P. L. : La vente à la découpe constitue le pire des scénarios. Depuis les années 70, j’ai construit étape par étape le modèle économique de Gras Savoye qui vit encore aujourd’hui. Gras Savoye forme un ensemble qui vit à travers ses diverses composantes et qui s’accommode mal d’une vente en morceaux. Dans les années 70, nous n’existions que sur les risques industriels et l’auto. J’en ai donc d’abord fait un courtier multi-spécialiste. Ensuite, j’ai développé un réseau régional en partant de zéro. La recette était simple : garantir une dose d’indépendance dans le fonctionnement à ces entités régionales pour faciliter la venue de courtiers locaux et ainsi croitre plus vite. Le troisième étage de la fusée a consisté à propulser Gras Savoye à l’international en visant l'Europe, l’Afrique, le Moyen-Orient et l’Asie, toujours en partant de zéro. Ces trois composantes sont étroitement liées et s’entraident. Nier cette histoire, c’est passer à côté de la culture de cette entreprise.
Fin 2015, vous aviez pourtant accepté de céder Gras Savoye à Willis. Avec le recul, regrettez-vous ce choix ?
P. L. : Vendre à Willis apparaissait à l’époque comme un choix évident même si je n’avais pas un grand enthousiasme. Depuis 40 ans, je repoussais leurs offres de rachat. Je n’en avais pas envie car je considérais que Gras Savoye pouvait poursuivre son cheminement seul. Si j’avais pu éviter de céder, je l’aurais fait mais nous atteignions les limites d’un actionnariat familial [Gras, Savoye, Lucas et Drieux]. Willis a tout fait pour finaliser la vente en décembre 2015 afin de préparer sa fusion quelques jours plus tard avec Towers Watson, sans que j’en sois informé.
L’américain Arthur J. Gallagher compte parmi les candidats actifs pour se porter acquéreur d’une partie ou de la totalité des activités à céder. Cette option est-elle souhaitable pour Gras Savoye ?
P. L. : Gallagher me semble être une solution intéressante qu’il faut étudier. Ce n’est pas une solution française mais c’est un moindre mal. C’est un vrai courtier d’assurance familial qui dispose d’une taille raisonnable face aux « machines à encaissements » que sont Aon ou Marsh. Gallagher arrive à un moment de son histoire où il doit mettre un pied en Europe pour sortir de son positionnement purement américain et entrer dans le concert du courtage international. Le réseau européen de Gras Savoye peut lui ouvrir des affaires.

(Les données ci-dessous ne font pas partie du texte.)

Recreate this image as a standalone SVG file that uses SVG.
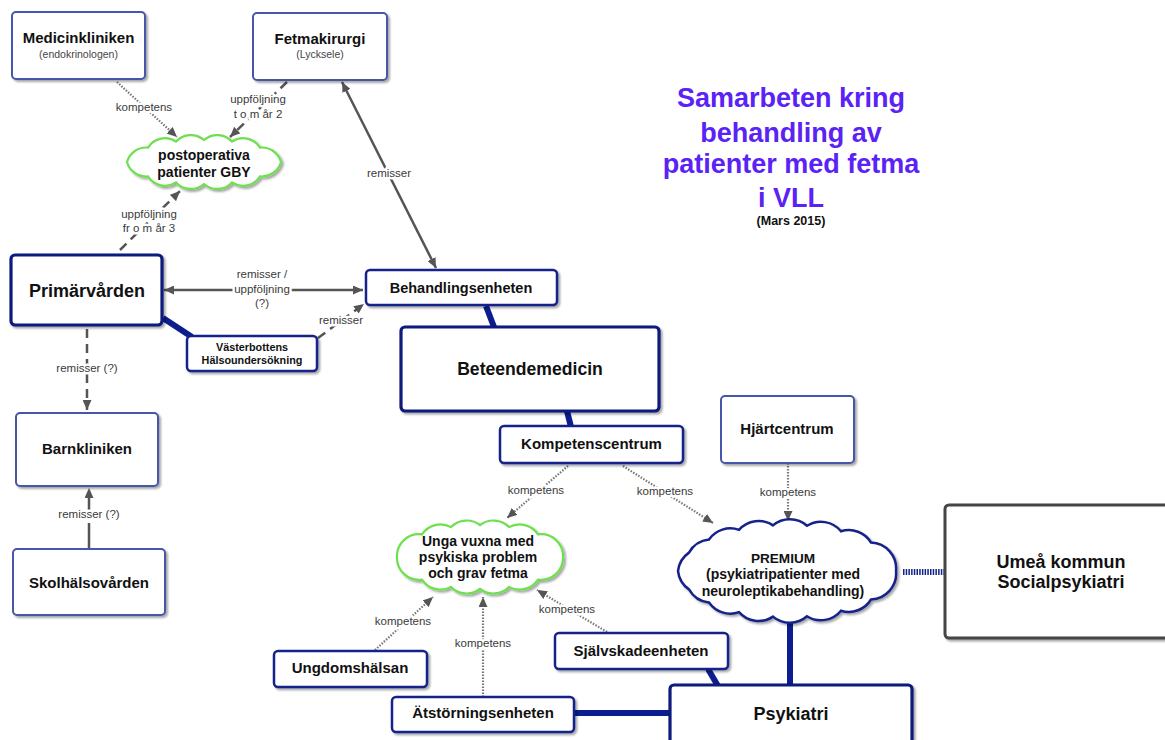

Il faut tout mettre en œuvre pour convaincre Aon et Willis Towers Watson de céder Gras Savoye dans sa totalité.
Seriez-vous prêt à vous investir dans ce dossier ?
P. L. : Je ne peux pas être indifférent dès qu’il s’agit de Gras Savoye. J’ai consacré un demi-siècle de ma vie à construire cette entreprise. Depuis quelques jours, je reçois des dizaines de messages de collaborateurs, actuels et anciens, préoccupés par cette situation. Il faut essayer d’intervenir. Je n’ai aujourd’hui plus aucune fonction dans l’entreprise mais je suis prêt à m’impliquer personnellement, à aider, conseiller, soutenir, porter des arguments. S’il le faut, je me déplacerai à Bruxelles pour aller plaider la cause de Gras Savoye et défendre une solution - celle d’Arthur J. Gallagher ou de tout autre acheteur - qui préserve l’entreprise.